### Requirements
Whenever a line below holds the word "matplotlib", copy that line.

******************************

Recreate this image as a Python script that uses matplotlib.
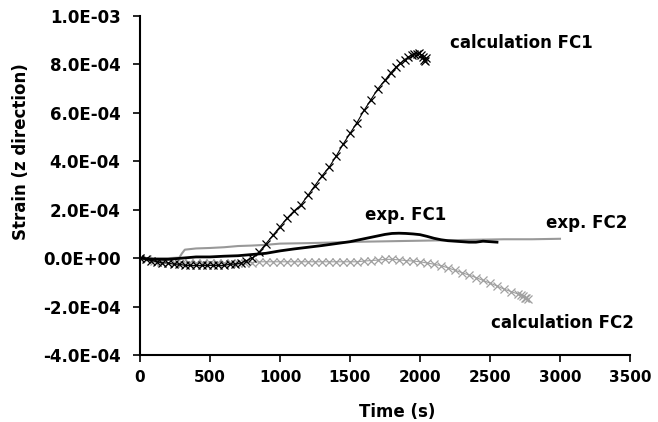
import matplotlib
matplotlib.use('Agg')
import matplotlib.pyplot as plt
from matplotlib.ticker import FuncFormatter

plt.rcParams['font.family'] = ['DejaVu Sans']
plt.rcParams['font.weight'] = 'bold'

# calculation FC1 (black crosses), strain in 1e-4
calc_fc1_t = [0, 40, 80, 120, 160, 200, 240, 280, 320, 360, 400, 440, 480, 520, 560,
              600, 640, 680, 720, 760, 800, 850, 900, 950, 1000, 1050, 1100, 1150,
              1200, 1250, 1300, 1350, 1400, 1450, 1500, 1550, 1600, 1650, 1700, 1750,
              1790, 1830, 1860, 1890, 1915, 1940, 1960, 1980, 1995, 2010, 2020, 2030,
              2035, 2040]
calc_fc1_s = [0, -0.05, -0.1, -0.15, -0.2, -0.2, -0.25, -0.25, -0.3, -0.3, -0.3, -0.3,
              -0.3, -0.3, -0.3, -0.3, -0.25, -0.25, -0.2, -0.1, 0.0, 0.25, 0.6, 0.95,
              1.3, 1.65, 1.95, 2.2, 2.6, 3.0, 3.4, 3.75, 4.2, 4.7, 5.15, 5.6, 6.1, 6.55,
              7.0, 7.35, 7.65, 7.9, 8.05, 8.2, 8.3, 8.38, 8.42, 8.45, 8.47, 8.4, 8.3,
              8.2, 8.15, 8.25]

# calculation FC2 (grey crosses)
calc_fc2_t = [0, 50, 100, 150, 200, 250, 300, 350, 400, 450, 500, 550, 600, 650, 700,
              750, 800, 850, 900, 950, 1000, 1050, 1100, 1150, 1200, 1250, 1300, 1350,
              1400, 1450, 1500, 1550, 1600, 1650, 1700, 1750, 1800, 1850, 1900, 1950,
              2000, 2050, 2100, 2150, 2200, 2250, 2300, 2350, 2400, 2450, 2500, 2550,
              2600, 2650, 2700, 2720, 2735, 2750, 2760, 2770]
calc_fc2_s = [0, -0.05, -0.1, -0.15, -0.2, -0.2, -0.2, -0.2, -0.2, -0.2, -0.2, -0.2,
              -0.2, -0.2, -0.2, -0.2, -0.18, -0.15, -0.15, -0.15, -0.15, -0.15, -0.15,
              -0.15, -0.15, -0.15, -0.15, -0.15, -0.15, -0.15, -0.15, -0.15, -0.12,
              -0.1, -0.08, -0.05, -0.05, -0.07, -0.1, -0.12, -0.15, -0.2, -0.25, -0.31,
              -0.4, -0.5, -0.6, -0.7, -0.8, -0.92, -1.03, -1.15, -1.28, -1.38, -1.48,
              -1.53, -1.58, -1.63, -1.66, -1.7]

# exp. FC1 (thick black line)
exp_fc1_t = [0, 100, 200, 300, 400, 500, 600, 700, 800, 900, 1000, 1100, 1200, 1300,
             1400, 1500, 1600, 1700, 1750, 1800, 1850, 1900, 1950, 2000, 2050, 2100,
             2150, 2200, 2250, 2300, 2350, 2400, 2450, 2500, 2550]
exp_fc1_s = [0, -0.05, -0.05, 0.0, 0.05, 0.05, 0.08, 0.1, 0.15, 0.2, 0.3, 0.38, 0.45,
             0.52, 0.6, 0.68, 0.8, 0.92, 0.98, 1.02, 1.03, 1.02, 1.0, 0.97, 0.9, 0.82,
             0.76, 0.72, 0.7, 0.68, 0.66, 0.66, 0.7, 0.68, 0.66]

# exp. FC2 (grey line)
exp_fc2_t = [0, 100, 200, 280, 300, 320, 400, 500, 600, 700, 800, 900, 1000, 1200,
             1400, 1600, 1800, 2000, 2200, 2400, 2600, 2800, 3000]
exp_fc2_s = [0, 0.0, 0.0, 0.02, 0.2, 0.35, 0.4, 0.42, 0.45, 0.5, 0.52, 0.55, 0.6, 0.62,
             0.65, 0.68, 0.7, 0.72, 0.74, 0.76, 0.78, 0.78, 0.8]

yticks = [-4e-4, -2e-4, 0, 2e-4, 4e-4, 6e-4, 8e-4, 1e-3]
xticks = [0, 500, 1000, 1500, 2000, 2500, 3000, 3500]


def sc(vals):
    return [v * 1e-4 for v in vals]


fig = plt.figure(figsize=(6.58, 4.22), dpi=100)
ax = fig.add_axes([0.2128, 0.1588, 0.7446, 0.8032])

grey = '#a0a0a0'
ax.plot(exp_fc2_t, sc(exp_fc2_s), color='#999999', lw=1.5, zorder=2)
ax.plot(calc_fc2_t, sc(calc_fc2_s), color=grey, lw=0.8, marker='x', ms=6, mew=0.9,
        zorder=3)
ax.plot(calc_fc1_t, sc(calc_fc1_s), color='black', lw=0.8, marker='x', ms=6, mew=0.9,
        zorder=4)
ax.plot(exp_fc1_t, sc(exp_fc1_s), color='black', lw=2.0, zorder=5)

fs = 12
ax.text(2214, 8.88e-4, 'calculation FC1', fontsize=fs, fontweight='bold', va='center')
ax.text(1607, 1.78e-4, 'exp. FC1', fontsize=fs, fontweight='bold', va='center')
ax.text(2900, 1.45e-4, 'exp. FC2', fontsize=fs, fontweight='bold', va='center')
ax.text(2507, -2.69e-4, 'calculation FC2', fontsize=fs, fontweight='bold', va='center')

ax.set_xlim(0, 3500)
ax.set_ylim(-4e-4, 1e-3)
ax.set_xticks(xticks)
ax.set_yticks(yticks)
ax.yaxis.set_major_formatter(FuncFormatter(lambda v, p: '%.1E' % v if abs(v) > 1e-12 else '0.0E+00'))
ax.tick_params(axis='y', labelsize=12, width=1.2, length=5, pad=9, direction='out')
ax.tick_params(axis='x', labelsize=11, width=1.2, length=5, pad=6, direction='out')
for lab in ax.get_xticklabels() + ax.get_yticklabels():
    lab.set_fontweight('bold')

ax.spines['top'].set_visible(False)
ax.spines['right'].set_visible(False)
ax.spines['left'].set_linewidth(1.5)
ax.spines['bottom'].set_linewidth(1.5)

ax.set_xlabel('Time (s)', fontsize=fs, fontweight='bold')
ax.set_ylabel('Strain (z direction)', fontsize=fs, fontweight='bold')
ax.xaxis.set_label_coords(0.525, -0.142)
ax.yaxis.set_label_coords(-0.225, 0.6)

fig.savefig('out.png', dpi=100)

******************************

### Solution for this task
Recreate this image as a Python script that uses matplotlib.
import matplotlib
matplotlib.use('Agg')
import matplotlib.pyplot as plt
from matplotlib.ticker import FuncFormatter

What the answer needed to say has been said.